Brief | Please list all lines of the material below in which the string "that" occurs.

Dataset |
——————
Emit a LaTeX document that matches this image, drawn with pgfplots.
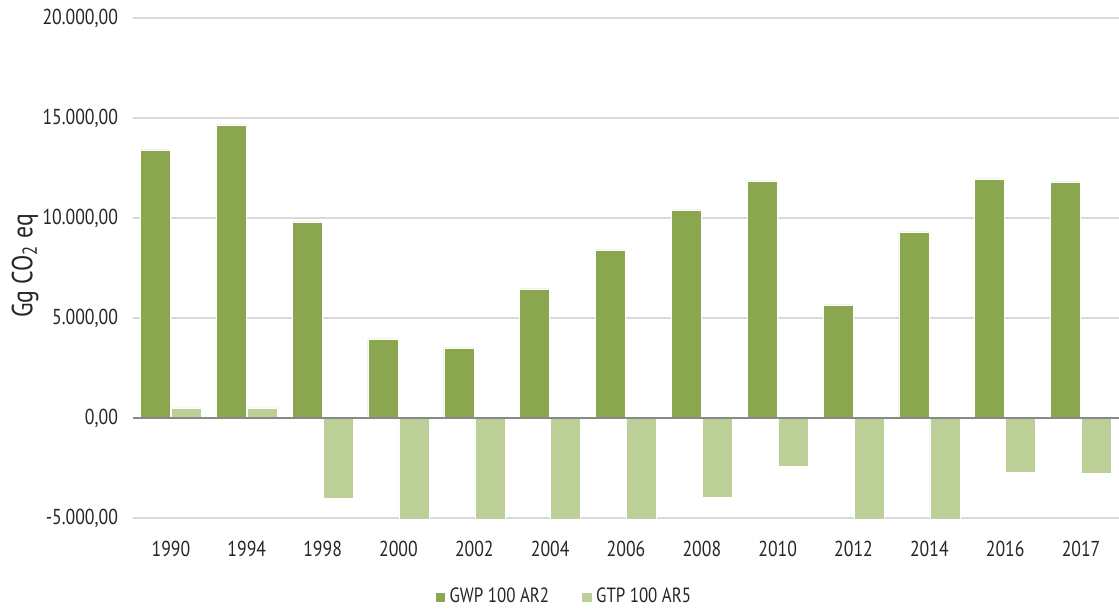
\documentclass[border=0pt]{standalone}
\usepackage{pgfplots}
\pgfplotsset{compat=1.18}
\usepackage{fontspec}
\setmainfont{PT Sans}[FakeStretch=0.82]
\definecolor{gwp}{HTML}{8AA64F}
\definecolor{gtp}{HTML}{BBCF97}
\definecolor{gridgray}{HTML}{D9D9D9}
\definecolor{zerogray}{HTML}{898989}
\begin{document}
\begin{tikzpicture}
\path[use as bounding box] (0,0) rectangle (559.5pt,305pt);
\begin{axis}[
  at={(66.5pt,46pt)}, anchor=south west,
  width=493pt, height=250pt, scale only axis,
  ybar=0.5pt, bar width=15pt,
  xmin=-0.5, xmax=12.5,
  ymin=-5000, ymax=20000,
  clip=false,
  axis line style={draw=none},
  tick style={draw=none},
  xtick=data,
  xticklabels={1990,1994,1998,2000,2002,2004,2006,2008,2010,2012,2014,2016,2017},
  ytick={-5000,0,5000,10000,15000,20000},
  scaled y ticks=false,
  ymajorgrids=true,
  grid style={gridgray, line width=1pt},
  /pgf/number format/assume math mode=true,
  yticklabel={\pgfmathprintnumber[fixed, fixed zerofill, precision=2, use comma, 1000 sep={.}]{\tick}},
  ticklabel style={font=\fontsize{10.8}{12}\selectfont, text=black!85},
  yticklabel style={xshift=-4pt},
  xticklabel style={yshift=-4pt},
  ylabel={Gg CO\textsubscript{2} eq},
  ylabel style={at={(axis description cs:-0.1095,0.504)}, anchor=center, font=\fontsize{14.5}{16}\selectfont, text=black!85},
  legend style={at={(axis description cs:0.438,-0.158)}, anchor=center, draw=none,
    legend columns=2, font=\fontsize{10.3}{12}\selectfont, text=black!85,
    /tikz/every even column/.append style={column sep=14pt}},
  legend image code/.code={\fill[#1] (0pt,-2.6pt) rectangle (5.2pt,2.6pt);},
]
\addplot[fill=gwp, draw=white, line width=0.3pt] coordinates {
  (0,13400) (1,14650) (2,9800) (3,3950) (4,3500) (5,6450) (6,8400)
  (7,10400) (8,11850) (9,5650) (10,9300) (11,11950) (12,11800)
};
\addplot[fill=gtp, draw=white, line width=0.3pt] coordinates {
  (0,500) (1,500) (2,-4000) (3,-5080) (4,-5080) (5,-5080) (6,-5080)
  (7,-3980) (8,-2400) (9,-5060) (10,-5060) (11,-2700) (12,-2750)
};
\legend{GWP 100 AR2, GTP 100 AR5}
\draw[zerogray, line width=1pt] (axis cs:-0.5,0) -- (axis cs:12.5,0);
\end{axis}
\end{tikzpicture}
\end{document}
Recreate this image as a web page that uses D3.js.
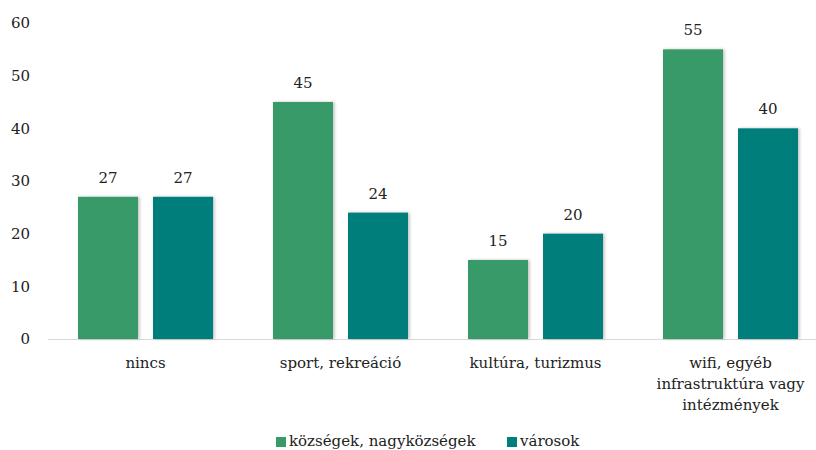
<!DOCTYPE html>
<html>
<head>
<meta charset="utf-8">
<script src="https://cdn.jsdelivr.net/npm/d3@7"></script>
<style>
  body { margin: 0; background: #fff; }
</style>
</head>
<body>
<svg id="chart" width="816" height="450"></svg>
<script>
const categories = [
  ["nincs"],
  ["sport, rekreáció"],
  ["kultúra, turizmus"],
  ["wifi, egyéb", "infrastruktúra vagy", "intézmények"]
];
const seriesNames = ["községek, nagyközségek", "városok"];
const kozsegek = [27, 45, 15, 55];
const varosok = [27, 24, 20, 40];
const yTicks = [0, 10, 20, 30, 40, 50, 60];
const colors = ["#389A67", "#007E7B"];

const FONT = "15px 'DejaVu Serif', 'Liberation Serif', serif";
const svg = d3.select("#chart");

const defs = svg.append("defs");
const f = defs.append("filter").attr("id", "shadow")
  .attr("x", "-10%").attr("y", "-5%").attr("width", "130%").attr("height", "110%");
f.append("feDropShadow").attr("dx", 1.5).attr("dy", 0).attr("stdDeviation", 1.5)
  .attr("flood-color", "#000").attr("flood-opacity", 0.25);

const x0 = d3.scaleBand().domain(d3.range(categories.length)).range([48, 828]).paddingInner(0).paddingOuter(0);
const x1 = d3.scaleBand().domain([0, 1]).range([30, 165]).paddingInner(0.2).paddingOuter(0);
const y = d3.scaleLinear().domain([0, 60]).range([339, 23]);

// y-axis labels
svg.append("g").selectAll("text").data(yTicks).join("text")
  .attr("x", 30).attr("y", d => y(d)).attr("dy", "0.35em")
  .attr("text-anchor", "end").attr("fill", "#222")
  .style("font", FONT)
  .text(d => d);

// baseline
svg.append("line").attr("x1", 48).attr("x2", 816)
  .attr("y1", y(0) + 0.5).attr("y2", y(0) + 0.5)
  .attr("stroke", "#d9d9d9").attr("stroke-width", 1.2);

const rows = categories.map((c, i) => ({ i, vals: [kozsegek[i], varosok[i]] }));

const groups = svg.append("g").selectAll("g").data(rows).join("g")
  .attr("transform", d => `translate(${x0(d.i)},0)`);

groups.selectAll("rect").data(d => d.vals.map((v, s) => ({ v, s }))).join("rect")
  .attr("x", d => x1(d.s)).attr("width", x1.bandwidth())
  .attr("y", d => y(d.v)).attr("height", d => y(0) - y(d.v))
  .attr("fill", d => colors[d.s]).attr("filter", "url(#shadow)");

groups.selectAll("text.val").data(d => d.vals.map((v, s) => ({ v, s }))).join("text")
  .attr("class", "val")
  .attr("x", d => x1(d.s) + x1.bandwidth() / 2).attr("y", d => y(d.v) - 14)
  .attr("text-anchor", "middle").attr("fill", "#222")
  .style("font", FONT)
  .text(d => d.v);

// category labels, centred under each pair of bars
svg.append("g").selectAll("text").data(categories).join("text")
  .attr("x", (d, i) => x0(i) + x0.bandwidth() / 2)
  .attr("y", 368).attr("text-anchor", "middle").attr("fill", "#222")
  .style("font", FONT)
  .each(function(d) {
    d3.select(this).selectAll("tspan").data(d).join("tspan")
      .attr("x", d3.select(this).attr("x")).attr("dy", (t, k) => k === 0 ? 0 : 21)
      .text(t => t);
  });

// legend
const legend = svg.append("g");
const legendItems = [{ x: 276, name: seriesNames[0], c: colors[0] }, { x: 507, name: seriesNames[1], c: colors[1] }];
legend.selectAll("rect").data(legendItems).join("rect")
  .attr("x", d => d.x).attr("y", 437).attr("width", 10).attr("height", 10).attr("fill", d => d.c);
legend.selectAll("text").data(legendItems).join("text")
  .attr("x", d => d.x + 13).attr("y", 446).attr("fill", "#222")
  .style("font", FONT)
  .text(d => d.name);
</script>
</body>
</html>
——————
Answer to this exercise |
Emit a LaTeX document that matches this image, drawn with pgfplots.
Recreate this image as a web page that uses D3.js.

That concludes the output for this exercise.